Я надеялся, что опускающаяся на землю тьма, эта матерь дурных помыслов и злодейских поступков, что-то изменит к худшему в этой безгрешной деревне, похожей на одну большую семью.
Я ошибся.
Наступили сумерки, а затем пришла и ночь — темная, словно ее призвали на помощь сам порок и само преступление.
Однако с наступлением ночи крестьяне разошлись по домам, обменявшись благочестивыми поцелуями или дружескими рукопожатиями; один за другим гасли огни; мало-помалу стих шум, и я, оказавшись в полном одиночестве, стоял посреди деревенской площади, со скрещенными на груди руками, опершись об одну из лип, осенявших радостный танец крестьян, стоял еще более темный и мрачный, чем окутавшая меня ночь!
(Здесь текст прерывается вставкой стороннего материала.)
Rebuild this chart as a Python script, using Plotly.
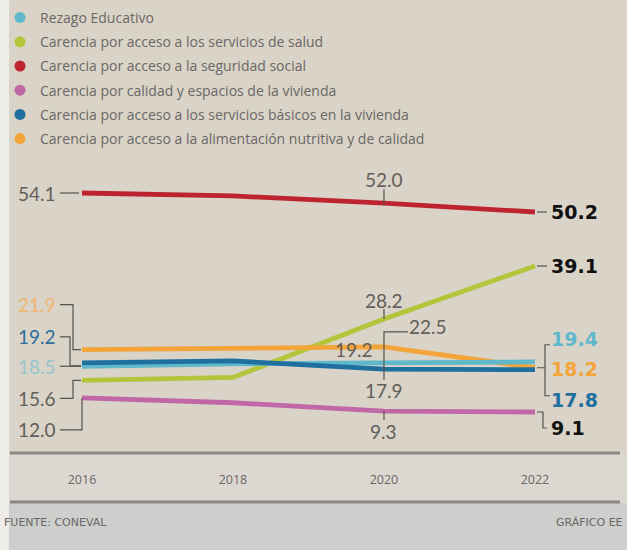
import plotly.graph_objects as go

years = [2016, 2018, 2020, 2022]
series_names = [
    "Rezago Educativo",
    "Carencia por acceso a los servicios de salud",
    "Carencia por acceso a la seguridad social",
    "Carencia por calidad y espacios de la vivienda",
    "Carencia por acceso a los servicios básicos en la vivienda",
    "Carencia por acceso a la alimentación nutritiva y de calidad",
]
rezago = [18.5, 19.0, 19.2, 19.4]
salud = [15.6, 16.2, 28.2, 39.1]
seguridad = [54.1, 53.5, 52.0, 50.2]
calidad = [12.0, 11.0, 9.3, 9.1]
basicos = [19.2, 19.6, 17.9, 17.8]
alimentacion = [21.9, 22.2, 22.5, 18.2]
tick_labels = ["2016", "2018", "2020", "2022"]

colors = ["#5fb9cb", "#b3c53a", "#be2430", "#c067a6", "#1f6f9f", "#f3a53a"]
values = [rezago, salud, seguridad, calidad, basicos, alimentacion]

BG = "#dad3c8"
GRAY = "#625e5a"
FONT = "Lato, 'DejaVu Sans', sans-serif"
WIDE = "'Open Sans', 'DejaVu Sans', sans-serif"
BOLDFONT = "'DejaVu Sans', sans-serif"

W, H = 627.0, 550.0
T, B = 150, 97
PLOT_BOTTOM = H - B

fig = go.Figure()

# draw order: back to front
order = [2, 3, 1, 5, 0, 4]
for i in order:
    fig.add_trace(go.Scatter(x=years, y=values[i], mode="lines",
                             line=dict(color=colors[i], width=4.8),
                             showlegend=False, hoverinfo="skip"))

# legend proxies (dots)
for i, name in enumerate(series_names):
    fig.add_trace(go.Scatter(x=[None], y=[None], mode="markers", name=name,
                             legendgroup=f"g{i}",
                             marker=dict(color=colors[i], size=11)))

ann = []
shapes = []


def label(x, y, text, color, xshift=0, yshift=0, xanchor="center", size=19, bold=False):
    ann.append(dict(x=x, y=y, xref="x", yref="y", text=(f"<b>{text}</b>" if bold else text),
                    showarrow=False, xanchor=xanchor, yanchor="middle",
                    xshift=xshift, yshift=yshift,
                    font=dict(family=(BOLDFONT if bold else FONT), size=size, color=color)))


def bracket(x, y, path):
    shapes.append(dict(type="path", xref="x", yref="y", xsizemode="pixel", ysizemode="pixel",
                       xanchor=x, yanchor=y, path=path,
                       line=dict(color="#55524e", width=1.2), layer="above"))


# 2016 labels (left)
x0 = years[0]
label(x0, seguridad[0], f"{seguridad[0]:.1f}", GRAY, xshift=-24, xanchor="right")
bracket(x0, seguridad[0], "M -22 0 H -3")
label(x0, alimentacion[0], f"{alimentacion[0]:.1f}", "#f0b56e", xshift=-24, yshift=45, xanchor="right")
bracket(x0, alimentacion[0], "M -22 45 H -9 V 0 H -1")
label(x0, basicos[0], f"{basicos[0]:.1f}", "#2d6d97", xshift=-24, yshift=26, xanchor="right")
bracket(x0, basicos[0], "M -22 26 H -12 V -3 H -1")
label(x0, rezago[0], f"{rezago[0]:.1f}", "#94c6cc", xshift=-24, yshift=0, xanchor="right")
bracket(x0, rezago[0], "M -22 0 H -1")
label(x0, salud[0], f"{salud[0]:.1f}", GRAY, xshift=-24, yshift=-18, xanchor="right")
bracket(x0, salud[0], "M -22 -18 H -9 V 0 H -1")
label(x0, calidad[0], f"{calidad[0]:.1f}", GRAY, xshift=-24, yshift=-32, xanchor="right")
bracket(x0, calidad[0], "M -22 -32 H 0 V 0")

# 2020 labels (middle)
x2 = years[2]
label(x2, seguridad[2], f"{seguridad[2]:.1f}", GRAY, yshift=24)
bracket(x2, seguridad[2], "M 0 14 V -2")
label(x2, salud[2], f"{salud[2]:.1f}", GRAY, yshift=19)
bracket(x2, salud[2], "M 0 10 V 0")
label(x2, alimentacion[2], f"{alimentacion[2]:.1f}", GRAY, xshift=44, yshift=20)
bracket(x2, alimentacion[2], "M 24 15 H 0 V -33")
label(x2, rezago[2], f"{rezago[2]:.1f}", GRAY, xshift=-30, yshift=13)
label(x2, basicos[2], f"{basicos[2]:.1f}", GRAY, yshift=-21)
label(x2, calidad[2], f"{calidad[2]:.1f}", GRAY, yshift=-20)
bracket(x2, calidad[2], "M 0 0 V -9")

# 2022 labels (right)
x3 = years[3]
label(x3, seguridad[3], f"{seguridad[3]:.1f}", "#111111", xshift=14, xanchor="left", bold=True)
bracket(x3, seguridad[3], "M 2 0 H 12")
label(x3, salud[3], f"{salud[3]:.1f}", "#111111", xshift=14, xanchor="left", bold=True)
bracket(x3, salud[3], "M 2 0 H 12")
label(x3, rezago[3], f"{rezago[3]:.1f}", "#5fb9cb", xshift=14, yshift=23, xanchor="left", bold=True)
label(x3, alimentacion[3], f"{alimentacion[3]:.1f}", "#f3a53a", xshift=14, yshift=-1, xanchor="left", bold=True)
label(x3, basicos[3], f"{basicos[3]:.1f}", "#1f6f9f", xshift=14, yshift=-30, xanchor="left", bold=True)
bracket(x3, alimentacion[3], "M 15 23 H 10 V -28 H 15 M 2 0 H 10")
label(x3, calidad[3], f"{calidad[3]:.1f}", "#111111", xshift=14, yshift=-16, xanchor="left", bold=True)
bracket(x3, calidad[3], "M 2 0 H 8 V -16 H 12")


def py(p):
    """figure pixel row -> paper y (paper spans the plot area vertically)"""
    return (PLOT_BOTTOM - p) / (PLOT_BOTTOM - T)


def px(p):
    return p / W


# footer texts
ann.append(dict(x=px(2), y=py(522), xref="paper", yref="paper", text="FUENTE: CONEVAL",
                showarrow=False, xanchor="left", yanchor="middle",
                font=dict(family=BOLDFONT, size=11, color="#6a6764")))
ann.append(dict(x=px(625), y=py(522), xref="paper", yref="paper", text="GRÁFICO EE",
                showarrow=False, xanchor="right", yanchor="middle",
                font=dict(family=BOLDFONT, size=11, color="#6a6764")))

bg_shapes = [
    dict(type="rect", xref="paper", yref="paper", x0=0, x1=1, y0=py(H), y1=py(503),
         fillcolor="#cdcfcd", line=dict(width=0), layer="below"),
    dict(type="rect", xref="paper", yref="paper", x0=0, x1=1, y0=py(503), y1=py(454),
         fillcolor="#dcd8d1", line=dict(width=0), layer="below"),
    dict(type="rect", xref="paper", yref="paper", x0=0, x1=px(9), y0=py(H), y1=py(0),
         fillcolor="#eeece8", line=dict(width=0), layer="below"),
    dict(type="line", xref="paper", yref="paper", x0=px(10), x1=px(620), y0=py(453), y1=py(453),
         line=dict(color="#8b8782", width=3), layer="below"),
    dict(type="line", xref="paper", yref="paper", x0=px(10), x1=px(620), y0=py(502), y1=py(502),
         line=dict(color="#8b8782", width=3), layer="below"),
]

fig.update_layout(
    width=627, height=550,
    margin=dict(l=0, r=0, t=T, b=B, autoexpand=False),
    paper_bgcolor=BG, plot_bgcolor="rgba(0,0,0,0)",
    font=dict(family=FONT, color=GRAY),
    xaxis=dict(range=[2014.914, 2023.219], tickvals=years, ticktext=tick_labels,
               showgrid=False, zeroline=False, showline=False, ticks="",
               ticklabelstandoff=17, tickfont=dict(family=WIDE, size=12.5, color="#6a6764")),
    yaxis=dict(range=[0.68, 62.935], visible=False, showgrid=False, zeroline=False),
    showlegend=True,
    legend=dict(x=0.0, y=1 - 2 / 550, xref="container", yref="container",
                xanchor="left", yanchor="top", bgcolor="rgba(0,0,0,0)",
                traceorder="grouped", tracegroupgap=3, itemwidth=30,
                font=dict(family=WIDE, size=14, color="#6a6764")),
    annotations=ann,
    shapes=bg_shapes + shapes,
)

fig.write_html("out.html", config={"displayModeBar": False},
               post_script="document.body.style.margin='0';document.body.style.overflow='hidden';")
На ночлег я возвратился потрясенным!..
VI
МОЙ ОРАТОРСКИЙ ДЕБЮТ
Моя добрая хозяйка ждала меня, хотя совершенно не понимала, почему я так долго отсутствовал.
Она предложила мне выпить вместе с нею чаю, но я, сославшись на дорожную усталость и потребность в отдыхе, попросил у нее разрешения удалиться в свою комнату.
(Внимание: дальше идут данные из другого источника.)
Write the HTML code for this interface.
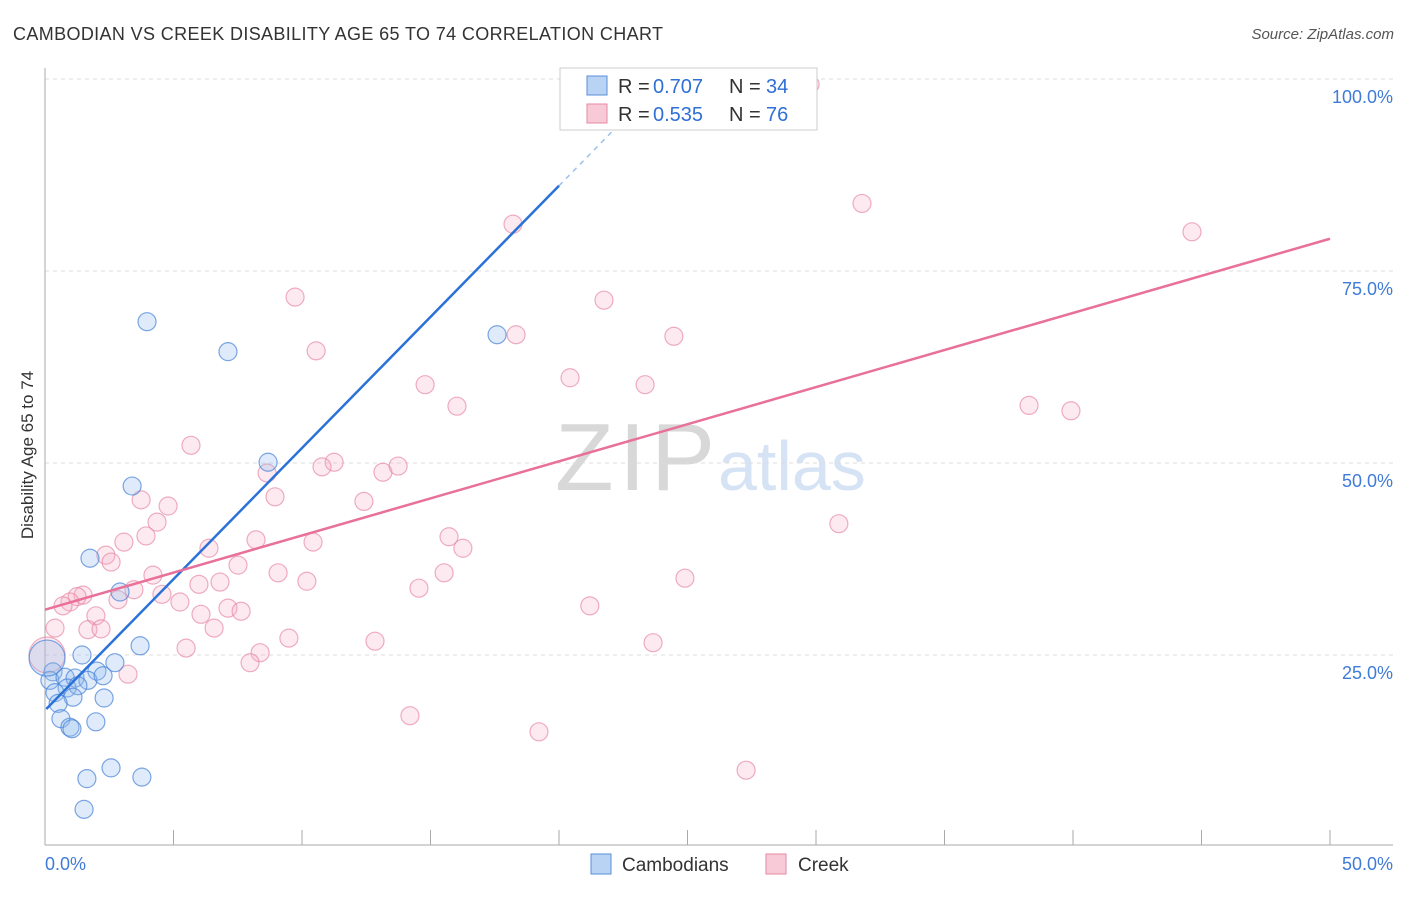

О, я не чувствовал усталости, я не испытывал ни малейшего желания спать, клянусь Вам в этом, дорогой мой Петрус!
Нет, мне хотелось в уединении заняться правкой моей проповеди.
На это у меня ушла вся ночь; всю ночь я только то и делал, что смягчал слишком суровые пассажи и ослаблял слишком яркие краски; затем я повторял вслух исправленный текст, запоминая его наизусть.
Увы, и после исправлений моя проповедь, похоже, оказалась бы уместной не столько в милой и прелестной деревеньке Ашборн, сколько в каком-нибудь Богом проклятом городе вроде Вавилона или Гоморры, Карфагена или Содома, Лондона или Парижа!
Ах, какой эффект произвела бы эта злосчастная проповедь в соборе святого Павла или в соборе Парижской Богоматери!
К концу этой ночи, одной из самых тяжелых в моей жизни, раздавленный усталостью, одолеваемый сном, я забылся в то время, когда первые солнечные лучи коснулись моего окна, пробившись сквозь листву виноградной лозы, левкои и цветущую гвоздику.
Этот болезненный двухчасовый сон больше утомил меня, нежели освежил.
Наконец, отзвонили час дня, а я все еще склонялся над моей проповедью, усеянной сносками, помарками и скобками; сунув ее в карман, я зашагал к церкви.
В моем распоряжении оставалось еще около получаса; я вошел в ризницу, попросил перо и чернил и использовал эти полчаса для того, чтобы снова устранить все стилистические шероховатости этой незадачливой проповеди.
Мной владело одно-единственное желание — превратить ее в нечто плоское и бесцветное; увы, как я ни старался, она оказалась не в меру богатой мыслями и слишком мощной по форме, чтобы опуститься до столь полного убожества.
И вот наступил страшный для меня миг; нетвердой походкой я взошел на кафедру. Нечего и говорить, людей пришло огромное множество; по деревеньке мгновенно распространился слух, что в первое воскресенье июня в ашборнской церкви проповедь прочтет приезжий пастор, молодой человек, заслуживающий самых высоких похвал, сын пастора Бемрода, наконец, поэтому церковь оказалась полна людей, и полна настолько, что сквозь открытые двери можно было видеть на паперти длинную вереницу людей, не сумевших протиснуться в церковь.